**Task goal**.
Return all lines where the word "this" can be found.

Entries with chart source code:
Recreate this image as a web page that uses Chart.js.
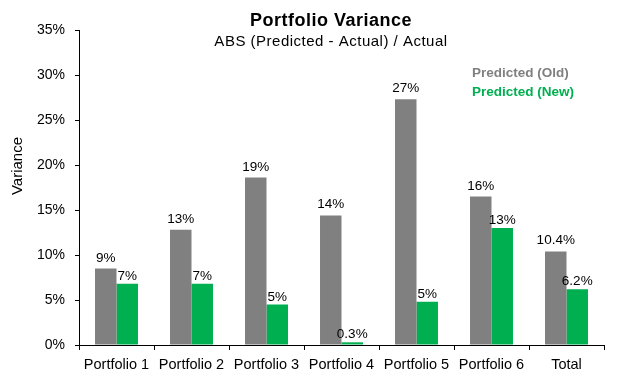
<!DOCTYPE html>
<html>
<head>
<meta charset="utf-8">
<script src="https://cdn.jsdelivr.net/npm/chart.js@4/dist/chart.umd.min.js"></script>
<style>
html,body{margin:0;padding:0;background:#fff;}
#wrap{width:619px;height:381px;}
</style>
</head>
<body>
<div id="wrap"><canvas id="c" width="619" height="381"></canvas></div>
<script>
const categories = ["Portfolio 1","Portfolio 2","Portfolio 3","Portfolio 4","Portfolio 5","Portfolio 6","Total"];
const oldValues = [8.5, 12.8, 18.6, 14.4, 27.3, 16.5, 10.4];
const newValues = [6.8, 6.8, 4.5, 0.3, 4.8, 13.0, 6.2];
const oldLabels = ["9%","13%","19%","14%","27%","16%","10.4%"];
const newLabels = ["7%","7%","5%","0.3%","5%","13%","6.2%"];
const yTicks = [0,5,10,15,20,25,30,35];
const titleText = "Portfolio Variance";
const subtitleText = "ABS (Predicted - Actual) / Actual";
const yTitleText = "Variance";
const seriesNames = ["Predicted (Old)","Predicted (New)"];

const GREY = "#808080", GREEN = "#00B050";
const FONT = "'Liberation Sans', Arial, sans-serif";

const overlay = {
  id: 'overlay',
  afterDatasetsDraw(chart) {
    const ctx = chart.ctx;
    ctx.save();
    ctx.font = "13.5px " + FONT;
    ctx.fillStyle = "#000";
    ctx.textAlign = "center";
    ctx.textBaseline = "alphabetic";
    const lbls = [oldLabels, newLabels];
    const gaps = [7, 4];
    chart.data.datasets.forEach((ds, di) => {
      const meta = chart.getDatasetMeta(di);
      meta.data.forEach((bar, i) => {
        ctx.fillText(lbls[di][i], bar.x, bar.y - gaps[di]);
      });
    });
    // title
    ctx.textBaseline = "middle";
    ctx.letterSpacing = "0.5px";
    ctx.font = "bold 18px " + FONT;
    ctx.fillText(titleText, 331, 21);
    ctx.font = "15px " + FONT;
    ctx.fillText(subtitleText, 331, 42);
    ctx.letterSpacing = "0px";
    // legend
    ctx.textAlign = "left";
    ctx.font = "bold 13.5px " + FONT;
    ctx.fillStyle = GREY;
    ctx.fillText(seriesNames[0], 472, 73);
    ctx.fillStyle = GREEN;
    ctx.fillText(seriesNames[1], 472, 92);
    // y axis title
    ctx.fillStyle = "#000";
    ctx.font = "15px " + FONT;
    ctx.translate(18, 166);
    ctx.rotate(-Math.PI / 2);
    ctx.textAlign = "center";
    ctx.fillText(yTitleText, 0, 0);
    ctx.restore();
  }
};

new Chart(document.getElementById('c'), {
  type: 'bar',
  data: {
    labels: categories,
    datasets: [
      {label: seriesNames[0], data: oldValues, backgroundColor: GREY, categoryPercentage: 0.573, barPercentage: 1.0},
      {label: seriesNames[1], data: newValues, backgroundColor: GREEN, categoryPercentage: 0.573, barPercentage: 1.0}
    ]
  },
  options: {
    responsive: false,
    animation: false,
    devicePixelRatio: 1,
    layout: {padding: {top: 30, right: 15, bottom: 0, left: 0}},
    plugins: {legend: {display: false}, title: {display: false}, tooltip: {enabled: false}},
    scales: {
      x: {
        offset: true,
        grid: {display: true, drawOnChartArea: false, offset: true, color: '#000', tickLength: 5, tickWidth: 1},
        border: {display: true, color: '#000', width: 1},
        ticks: {color: '#000', font: {family: FONT, size: 14.5}, padding: 6, maxRotation: 0, autoSkip: false},
        afterFit(s) { s.height = 36; }
      },
      y: {
        min: 0, max: 35,
        afterBuildTicks(s) { s.ticks = yTicks.map(v => ({value: v})); },
        grid: {display: true, drawOnChartArea: false, color: '#000', tickLength: 4},
        border: {display: true, color: '#000', width: 1},
        ticks: {color: '#000', font: {family: FONT, size: 14}, padding: 10, callback: v => v + '%'},
        afterFit(s) { s.width = 79; }
      }
    }
  },
  plugins: [overlay]
});
</script>
</body>
</html>
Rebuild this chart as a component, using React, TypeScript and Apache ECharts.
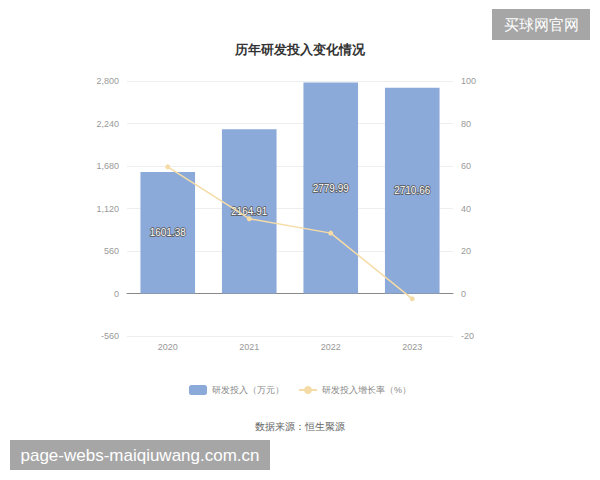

**Full solution**.
Recreate this image as a web page that uses Chart.js.
Rebuild this chart as a component, using React, TypeScript and Apache ECharts.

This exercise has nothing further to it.